= TASK GOAL =
Stop after the line containing "dates = pd.date_range('2019-01-04', periods=165, freq='7D')": print each line exactly from the first line of the listing up to that point.

....................

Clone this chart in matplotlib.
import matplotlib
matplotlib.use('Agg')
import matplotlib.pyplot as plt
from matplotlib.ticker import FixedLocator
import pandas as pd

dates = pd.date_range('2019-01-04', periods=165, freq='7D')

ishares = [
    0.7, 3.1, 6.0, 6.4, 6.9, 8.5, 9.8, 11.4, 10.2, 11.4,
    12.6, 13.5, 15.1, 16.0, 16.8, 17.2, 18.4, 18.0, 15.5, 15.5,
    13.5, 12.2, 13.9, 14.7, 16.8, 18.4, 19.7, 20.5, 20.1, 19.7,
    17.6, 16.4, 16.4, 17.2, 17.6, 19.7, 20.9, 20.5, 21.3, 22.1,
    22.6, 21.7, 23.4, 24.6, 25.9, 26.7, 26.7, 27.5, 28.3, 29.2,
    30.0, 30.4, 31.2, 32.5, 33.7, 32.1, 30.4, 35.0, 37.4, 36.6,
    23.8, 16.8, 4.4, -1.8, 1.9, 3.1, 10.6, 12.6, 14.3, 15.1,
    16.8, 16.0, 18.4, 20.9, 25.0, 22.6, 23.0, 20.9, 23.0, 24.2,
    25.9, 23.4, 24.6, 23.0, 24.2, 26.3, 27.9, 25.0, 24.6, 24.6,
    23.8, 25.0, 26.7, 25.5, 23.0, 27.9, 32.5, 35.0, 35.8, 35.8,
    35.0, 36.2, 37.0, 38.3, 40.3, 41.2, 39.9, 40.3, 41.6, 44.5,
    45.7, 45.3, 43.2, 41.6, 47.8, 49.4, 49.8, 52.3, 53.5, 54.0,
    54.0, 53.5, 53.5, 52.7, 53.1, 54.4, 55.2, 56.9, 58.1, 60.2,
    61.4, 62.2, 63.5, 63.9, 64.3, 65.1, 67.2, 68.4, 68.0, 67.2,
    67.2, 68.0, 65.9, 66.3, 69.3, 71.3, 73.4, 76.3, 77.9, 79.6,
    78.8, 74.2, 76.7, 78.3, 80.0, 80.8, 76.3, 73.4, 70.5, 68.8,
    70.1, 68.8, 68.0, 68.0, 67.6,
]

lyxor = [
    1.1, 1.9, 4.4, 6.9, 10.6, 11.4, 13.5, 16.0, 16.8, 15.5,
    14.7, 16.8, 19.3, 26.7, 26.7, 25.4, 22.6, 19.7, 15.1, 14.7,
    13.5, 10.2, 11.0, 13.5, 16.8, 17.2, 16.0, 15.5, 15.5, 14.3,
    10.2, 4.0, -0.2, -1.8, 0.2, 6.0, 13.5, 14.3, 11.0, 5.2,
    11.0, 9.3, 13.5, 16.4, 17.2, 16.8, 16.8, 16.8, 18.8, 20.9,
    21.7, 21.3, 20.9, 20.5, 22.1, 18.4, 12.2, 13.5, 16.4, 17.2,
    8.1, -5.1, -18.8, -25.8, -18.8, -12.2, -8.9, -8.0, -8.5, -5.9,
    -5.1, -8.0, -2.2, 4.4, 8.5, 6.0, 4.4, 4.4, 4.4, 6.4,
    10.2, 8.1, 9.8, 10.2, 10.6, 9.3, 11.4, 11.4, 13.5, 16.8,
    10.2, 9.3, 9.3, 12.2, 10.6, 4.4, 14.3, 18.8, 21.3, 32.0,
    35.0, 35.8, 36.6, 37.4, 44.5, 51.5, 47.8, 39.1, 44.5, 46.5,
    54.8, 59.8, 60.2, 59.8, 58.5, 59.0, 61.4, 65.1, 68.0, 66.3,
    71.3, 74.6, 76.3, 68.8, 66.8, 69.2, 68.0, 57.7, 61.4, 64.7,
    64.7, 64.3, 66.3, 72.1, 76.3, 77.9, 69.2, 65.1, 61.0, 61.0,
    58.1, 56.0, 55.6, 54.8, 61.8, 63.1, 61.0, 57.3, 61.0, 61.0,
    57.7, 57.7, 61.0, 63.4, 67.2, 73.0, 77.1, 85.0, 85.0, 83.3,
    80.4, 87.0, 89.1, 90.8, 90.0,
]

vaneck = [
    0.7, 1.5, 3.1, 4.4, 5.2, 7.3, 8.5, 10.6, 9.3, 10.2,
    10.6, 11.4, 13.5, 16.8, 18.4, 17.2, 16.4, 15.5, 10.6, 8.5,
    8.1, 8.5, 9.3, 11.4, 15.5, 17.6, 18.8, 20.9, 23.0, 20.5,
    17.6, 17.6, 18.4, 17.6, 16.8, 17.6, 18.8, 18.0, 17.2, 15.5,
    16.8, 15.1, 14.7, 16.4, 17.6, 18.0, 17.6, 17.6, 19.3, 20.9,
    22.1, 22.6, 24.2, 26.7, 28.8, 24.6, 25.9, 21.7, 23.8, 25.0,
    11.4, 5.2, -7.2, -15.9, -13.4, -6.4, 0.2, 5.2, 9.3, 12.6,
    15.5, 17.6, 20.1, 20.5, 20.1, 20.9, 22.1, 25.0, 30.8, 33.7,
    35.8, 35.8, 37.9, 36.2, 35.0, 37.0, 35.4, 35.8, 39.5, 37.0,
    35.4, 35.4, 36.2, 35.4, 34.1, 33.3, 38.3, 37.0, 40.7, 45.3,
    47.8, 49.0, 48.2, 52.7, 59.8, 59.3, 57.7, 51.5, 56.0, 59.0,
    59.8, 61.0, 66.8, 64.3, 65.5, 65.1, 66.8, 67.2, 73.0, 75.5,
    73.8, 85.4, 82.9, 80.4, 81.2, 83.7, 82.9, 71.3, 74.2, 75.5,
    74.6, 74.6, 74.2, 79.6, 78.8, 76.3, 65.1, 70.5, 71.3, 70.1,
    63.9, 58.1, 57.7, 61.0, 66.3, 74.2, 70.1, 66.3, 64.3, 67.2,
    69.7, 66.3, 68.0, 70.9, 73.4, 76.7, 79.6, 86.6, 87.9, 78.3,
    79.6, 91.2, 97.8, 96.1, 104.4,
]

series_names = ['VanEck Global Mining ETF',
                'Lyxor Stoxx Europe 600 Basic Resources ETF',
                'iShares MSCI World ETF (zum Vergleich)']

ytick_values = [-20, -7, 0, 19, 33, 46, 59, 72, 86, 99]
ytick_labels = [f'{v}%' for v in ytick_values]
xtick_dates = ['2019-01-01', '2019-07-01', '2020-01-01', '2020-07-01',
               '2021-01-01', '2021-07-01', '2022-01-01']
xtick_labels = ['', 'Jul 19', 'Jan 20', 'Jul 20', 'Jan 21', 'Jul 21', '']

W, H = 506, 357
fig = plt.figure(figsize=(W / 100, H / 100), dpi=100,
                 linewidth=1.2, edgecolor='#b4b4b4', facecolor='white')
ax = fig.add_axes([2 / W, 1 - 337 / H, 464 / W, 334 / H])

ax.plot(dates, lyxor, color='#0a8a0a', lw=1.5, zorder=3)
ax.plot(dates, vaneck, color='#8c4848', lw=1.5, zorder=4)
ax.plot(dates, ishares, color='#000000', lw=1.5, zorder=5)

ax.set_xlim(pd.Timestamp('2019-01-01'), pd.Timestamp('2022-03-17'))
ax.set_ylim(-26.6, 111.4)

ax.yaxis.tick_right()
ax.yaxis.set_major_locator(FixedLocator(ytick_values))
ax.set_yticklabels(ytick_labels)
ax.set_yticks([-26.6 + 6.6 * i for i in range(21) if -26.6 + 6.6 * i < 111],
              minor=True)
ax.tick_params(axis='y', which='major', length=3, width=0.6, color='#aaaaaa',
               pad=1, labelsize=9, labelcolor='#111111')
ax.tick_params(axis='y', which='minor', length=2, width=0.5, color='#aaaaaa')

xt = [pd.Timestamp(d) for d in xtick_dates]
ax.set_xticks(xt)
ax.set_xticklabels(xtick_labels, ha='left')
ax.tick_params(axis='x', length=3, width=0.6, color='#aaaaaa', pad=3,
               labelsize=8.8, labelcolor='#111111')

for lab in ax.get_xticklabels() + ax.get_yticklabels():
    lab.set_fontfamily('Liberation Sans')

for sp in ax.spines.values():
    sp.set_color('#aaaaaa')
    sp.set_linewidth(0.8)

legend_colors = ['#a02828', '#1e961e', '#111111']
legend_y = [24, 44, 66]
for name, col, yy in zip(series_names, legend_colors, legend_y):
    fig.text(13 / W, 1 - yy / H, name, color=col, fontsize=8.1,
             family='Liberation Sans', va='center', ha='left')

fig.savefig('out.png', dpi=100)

....................

= THE RESPONSE =
Clone this chart in matplotlib.
import matplotlib
matplotlib.use('Agg')
import matplotlib.pyplot as plt
from matplotlib.ticker import FixedLocator
import pandas as pd

dates = pd.date_range('2019-01-04', periods=165, freq='7D')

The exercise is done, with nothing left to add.